[linux-lvm] Linux LVM - half baked?

Robin Green greenrd at greenrd.org
Thu Oct 13 11:18:34 UTC 2005


On Thursday 13 October 2005 01:30, Jed Donnelley wrote:
> Redhat LVM users,
>
> Since I mentioned a minor bug in Redhat/LVM (9/28 LVM(2) bug in RH ES
> 4.1 /etc/rc.d/sysinit.rc, RAID-1+0) I've done quite a number of
> additional installs using LVM.  I've now had my second system that
> got into an essentially unrecoverable state.  That's enough for me
> and LVM.  I very much like the facilities that LVM provides, but if I
> am going to lose production file systems with it - well, I will have to
> wait.
>
> Below are descriptions of the two problems I've run into.  I have run
> linux rescue from a CD for both systems.  The difficulty of course is
> that since the problem seems to be in the LVM layer, there are no
> file systems to work on (e.g. with fsck).

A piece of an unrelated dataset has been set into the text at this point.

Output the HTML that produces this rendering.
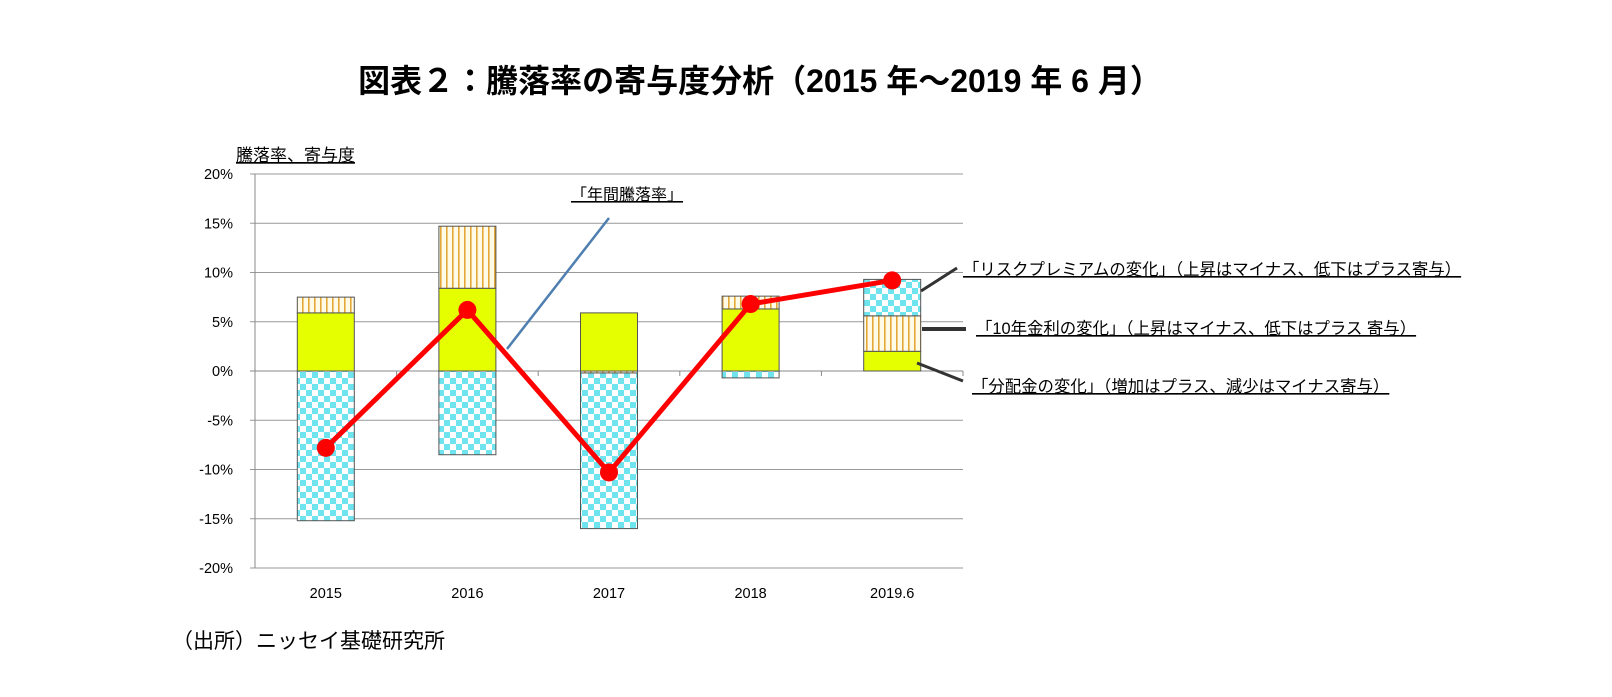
<!DOCTYPE html>
<html><head><meta charset="utf-8"><style>
body{margin:0;background:#fff;}
svg{display:block;font-family:"Liberation Sans","Noto Sans CJK JP",sans-serif;}
</style></head><body>
<svg id="c" width="1612" height="697" xmlns="http://www.w3.org/2000/svg">
<defs>
<pattern id="chk" width="12" height="12" patternUnits="userSpaceOnUse">
<rect width="12" height="12" fill="#fff"/><rect width="6" height="6" fill="#6fe3ee"/><rect x="6" y="6" width="6" height="6" fill="#6fe3ee"/>
</pattern>
<pattern id="vh" width="6" height="6" patternUnits="userSpaceOnUse">
<rect width="6" height="6" fill="#fffbe6"/><rect x="2" width="1.6" height="6" fill="#e5a838"/>
</pattern>
</defs>
<text x="760" y="92" text-anchor="middle" font-size="32" font-weight="bold">図表２：騰落率の寄与度分析（2015 年～2019 年 6 月）</text>
<text x="236" y="161" font-size="17" text-decoration="underline">騰落率、寄与度</text>
<g id="grid"></g><g id="bars"></g><g id="line"></g>
<g>
<line x1="507" y1="349" x2="609" y2="218" stroke="#4f7fb0" stroke-width="2.5"/>
<text x="571" y="200" font-size="16" text-decoration="underline">「年間騰落率」</text>
<line x1="921" y1="291" x2="957" y2="268" stroke="#333" stroke-width="3"/>
<text x="963" y="275" font-size="16.4" text-decoration="underline">「リスクプレミアムの変化」（上昇はマイナス、低下はプラス寄与）</text>
<line x1="922" y1="329" x2="966" y2="329" stroke="#333" stroke-width="4"/>
<text x="976" y="334" font-size="16.4" text-decoration="underline">「10年金利の変化」（上昇はマイナス、低下はプラス 寄与）</text>
<line x1="917" y1="363" x2="963" y2="381" stroke="#333" stroke-width="3"/>
<text x="972" y="392" font-size="16.4" text-decoration="underline">「分配金の変化」（増加はプラス、減少はマイナス寄与）</text>
</g>
<text x="172" y="648" font-size="21">（出所）ニッセイ基礎研究所</text>
</svg>
<script>
const categories=["2015","2016","2017","2018","2019.6"];
const dividend=[5.9,8.4,5.9,6.3,2.0];
const rate=[1.6,6.3,-0.2,1.3,3.6];
const risk=[-15.2,-8.5,-15.8,-0.7,3.7];
const totalReturn=[-7.8,6.2,-10.3,6.8,9.2];
const yTicks=[20,15,10,5,0,-5,-10,-15,-20];
const NS="http://www.w3.org/2000/svg";
const x0=255,x1=963,yTop=174,yBot=568;
const y=v=>yTop+(20-v)/40*(yBot-yTop);
const cw=(x1-x0)/categories.length;
const cx=i=>x0+cw*(i+0.5);
function mk(p,t,a){const e=document.createElementNS(NS,t);for(const k in a)e.setAttribute(k,a[k]);p.appendChild(e);return e;}
const g=document.getElementById('grid');
yTicks.forEach(t=>{
 const l=mk(g,'line',{x1:x0-5,x2:x1,y1:y(t),y2:y(t),stroke:t===0?'#888':'#999','stroke-width':1});
 
 
 const tx=mk(g,'text',{x:x0-22,y:y(t)+5,'font-size':14.5,'text-anchor':'end'});
 tx.textContent=t+'%';
 
 
});
mk(g,'line',{x1:x0,x2:x0,y1:yTop,y2:yBot,stroke:'#888'});
categories.forEach((c,i)=>{
 const tx=mk(g,'text',{x:cx(i),y:598,'font-size':14.5,'text-anchor':'middle'});
 tx.textContent=c;
 
 
 mk(g,'line',{x1:x0+cw*(i+1),x2:x0+cw*(i+1),y1:y(0),y2:y(0)+5,stroke:'#888'});
});
const b=document.getElementById('bars');
const bw=57;
categories.forEach((c,i)=>{
 let pos=0,neg=0;
 [[dividend,'#e6ff00','dividend-bar'],[rate,'url(#vh)','rate-bar'],[risk,'url(#chk)','risk-bar']].forEach(([arr,fill,name])=>{
  const v=arr[i];let a,bb;
  if(v>=0){a=pos;bb=pos+v;pos=bb;}else{a=neg;bb=neg+v;neg=bb;}
  const r=mk(b,'rect',{x:cx(i)-bw/2,y:Math.min(y(a),y(bb)),width:bw,height:Math.abs(y(a)-y(bb)),fill:fill,stroke:'#555','stroke-width':1});
  
  
 });
});
const L=document.getElementById('line');
const pl=mk(L,'polyline',{points:totalReturn.map((v,i)=>cx(i)+','+y(v)).join(' '),fill:'none',stroke:'#f00','stroke-width':5});


totalReturn.forEach((v,i)=>{
 const p=mk(L,'circle',{cx:cx(i),cy:y(v),r:9,fill:'#f00'});
 
 
});
</script>
</body></html>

There should be. If the rescue CD supports LVM (like e.g. Fedora Core 4 CD 1)
then the LVM layer should at least be brought up, I would have thought. Did
you run fsck /dev/VolGroup00/LogVolxx after choosing to have the filesystems 
auto-mounted? If so, what happened when you tried that?

> In the other system (an x86 system) I had a disk failure in a software
> RAID-1 file system for the system file system (/boot /).  I replaced the
> disk and resynced it apparently successfully.  However, after
> a short time that replacement disk apparently failed (wouldn't
> spin up on boot).  I removed the second disk and restarted
> the system.  Here is how that went:
> ...
> Your System appears to have shut down uncleanly
> fsck.ext3 -a /dev/VolGroup00/LogVol02 contains a file system with
> errors, check forced
> /dev/VolGroup00/LogVol02 Inodes that were part of a corrupted orphan
> linked list found.
> /dev/VolGroup00/LogVol02 UNEXPECTED INCONSISTENCY; RUN fsck MANUALLY
> (i.e. without -a or -p options)
> [FAILED]
> *** An error occurred during the file system check.
> *** Dropping you to a shell;  The system will reboot when you leave the
> shell.
>
> Give root password for maintenance (or type Control-D to continue)
>
> ---------------------
>
> All stuff very familiar to those who've worked on corrupted file
> systems.  However, in this
> case if I type Control-D or enter the root password the system goes
> through a sequence
> like:
>
> unmounting ...
> automatic reboot
>
> and reboots.  This starts the problem all over again.

Did you file a bug about this? It's rather hard to fix bugs if people don't 
file reproducable test cases in the relevant bug database.